What is the minimum velocity with which a body of mass m must enter a vertical loop of radius R so that it can complete the loop?

To find the minimum velocity \( u \) with which a body of mass \( m \) must enter a vertical loop of radius \( R \) to complete the loop, we can follow these steps: ### Step 1: Analyze the forces at the top of the loop At the highest point of the loop, the forces acting on the body are: - The gravitational force \( mg \) acting downward. - The centripetal force required to keep the body moving in a circular path, which is provided by the gravitational force and the tension in the string (if any). For the minimum condition, we can assume the tension is zero. At the top of the loop, the centripetal force is given by: \[ \frac{mv^2}{R} \] where \( v \) is the velocity at the top of the loop.

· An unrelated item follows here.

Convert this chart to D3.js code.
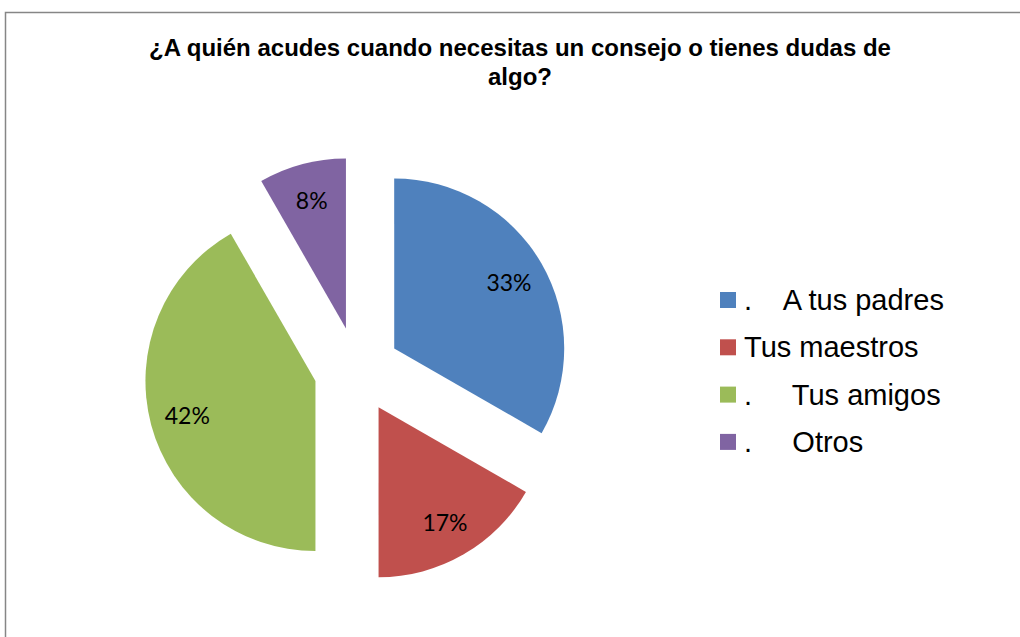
<!DOCTYPE html>
<html>
<head>
<meta charset="utf-8">
<script src="https://cdn.jsdelivr.net/npm/d3@7"></script>
<style>
  body { margin: 0; background: #fff; }
  svg { display: block; }
</style>
</head>
<body>
<svg width="1020" height="637"></svg>
<script>
// datos
var categorias = [".    A tus padres", "Tus maestros", ".     Tus amigos", ".     Otros"];
var valores = [33.3, 16.7, 41.7, 8.3];
var colores = ["#4F81BD", "#C0504D", "#9BBB59", "#8064A2"];
var titulo = ["¿A quién acudes cuando necesitas un consejo o tienes dudas de", "algo?"];

var width = 1020;
var height = 637;
var cx = 357, cy = 370;
var radio = 170;
var separacion = 43;

var svg = d3.select('svg');

// marco del area del grafico
svg.append('rect')
  .attr('x', 5.5)
  .attr('y', 12.5)
  .attr('width', 1100)
  .attr('height', 1000)
  .style('fill', 'none')
  .style('stroke', '#868686')
  .style('stroke-width', 1.5);

svg.append('g')
  .selectAll('text')
  .data(titulo)
  .enter()
  .append('text')
  .attr('x', 520)
  .attr('y', (d, i) => 56 + i * 29)
  .attr('text-anchor', 'middle')
  .style('font-family', '"Liberation Sans", Arial, sans-serif')
  .style('font-weight', 'bold')
  .style('font-size', '24px')
  .text(d => d);

var pie = d3.pie().sort(null).value(d => d);
var arc = d3.arc().innerRadius(0).outerRadius(radio);
var arcos = pie(valores);

function desplaza(d, dist) {
  var m = (d.startAngle + d.endAngle) / 2;
  return [Math.sin(m) * dist, -Math.cos(m) * dist];
}

var g = svg.append('g').attr('transform', 'translate(' + cx + ',' + cy + ')');

g.selectAll('path')
  .data(arcos)
  .enter()
  .append('path')
  .attr('d', arc)
  .attr('transform', d => 'translate(' + desplaza(d, separacion) + ')')
  .style('fill', (d, i) => colores[i]);

g.selectAll('text.etiqueta')
  .data(arcos)
  .enter()
  .append('text')
  .attr('class', 'etiqueta')
  .attr('x', d => desplaza(d, separacion + radio * 0.78)[0])
  .attr('y', d => desplaza(d, separacion + radio * 0.78)[1])
  .attr('text-anchor', 'middle')
  .attr('dominant-baseline', 'central')
  .style('font-family', 'Lato, "Open Sans", sans-serif')
  .style('font-size', '23px')
  .style('fill', '#000')
  .text(d => d3.format('.0f')(d.value) + '%');

// leyenda
var leyenda = svg.append('g').attr('transform', 'translate(720,300)');

var filas = leyenda.selectAll('g')
  .data(categorias)
  .enter()
  .append('g')
  .attr('transform', (d, i) => 'translate(0,' + i * 47.3 + ')');

filas.append('rect')
  .attr('x', 0)
  .attr('y', -8)
  .attr('width', 16)
  .attr('height', 16)
  .style('fill', (d, i) => colores[i]);

filas.append('text')
  .attr('x', 24)
  .attr('y', 10)
  .style('white-space', 'pre')
  .style('font-family', '"Liberation Sans", Arial, sans-serif')
  .style('font-size', '29px')
  .text(d => d);
</script>
</body>
</html>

For the body to just complete the loop, the gravitational force must provide the necessary centripetal force: \[ mg = \frac{mv^2}{R} \] This simplifies to: \[ g = \frac{v^2}{R} \] From this, we can express \( v \) as: \[ v = \sqrt{gR} \] ### Step 2: Apply conservation of mechanical energy Now, we will use the conservation of mechanical energy to find the minimum velocity \( u \) at the bottom of the loop. The total mechanical energy at the bottom must equal the total mechanical energy at the top. At the bottom of the loop: - Potential energy \( U_A = 0 \) (taking this point as the reference level). - Kinetic energy \( K_A = \frac{1}{2}mu^2 \). At the top of the loop: - Potential energy \( U_B = mg(2R) \) (the height is \( 2R \)). - Kinetic energy \( K_B = \frac{1}{2}mv^2 \). Using conservation of energy: \[ U_A + K_A = U_B + K_B \] Substituting the values: \[ 0 + \frac{1}{2}mu^2 = mg(2R) + \frac{1}{2}mv^2 \] ### Step 3: Substitute \( v \) from Step 1 Now, substituting \( v = \sqrt{gR} \) into the energy equation: \[ \frac{1}{2}mu^2 = mg(2R) + \frac{1}{2}m(\sqrt{gR})^2 \] This simplifies to: \[ \frac{1}{2}mu^2 = mg(2R) + \frac{1}{2}mgR \] \[ \frac{1}{2}mu^2 = mg(2R + \frac{1}{2}R) \] \[ \frac{1}{2}mu^2 = mg(\frac{5}{2}R) \] ### Step 4: Solve for \( u \) Now, we can cancel \( m \) from both sides (assuming \( m \neq 0 \)): \[ \frac{1}{2}u^2 = g\frac{5}{2}R \] Multiplying both sides by 2: \[ u^2 = 5gR \] Taking the square root: \[ u = \sqrt{5gR} \] ### Final Answer The minimum velocity \( u \) with which a body of mass \( m \) must enter a vertical loop of radius \( R \) to complete the loop is: \[ \boxed{u = \sqrt{5gR}} \]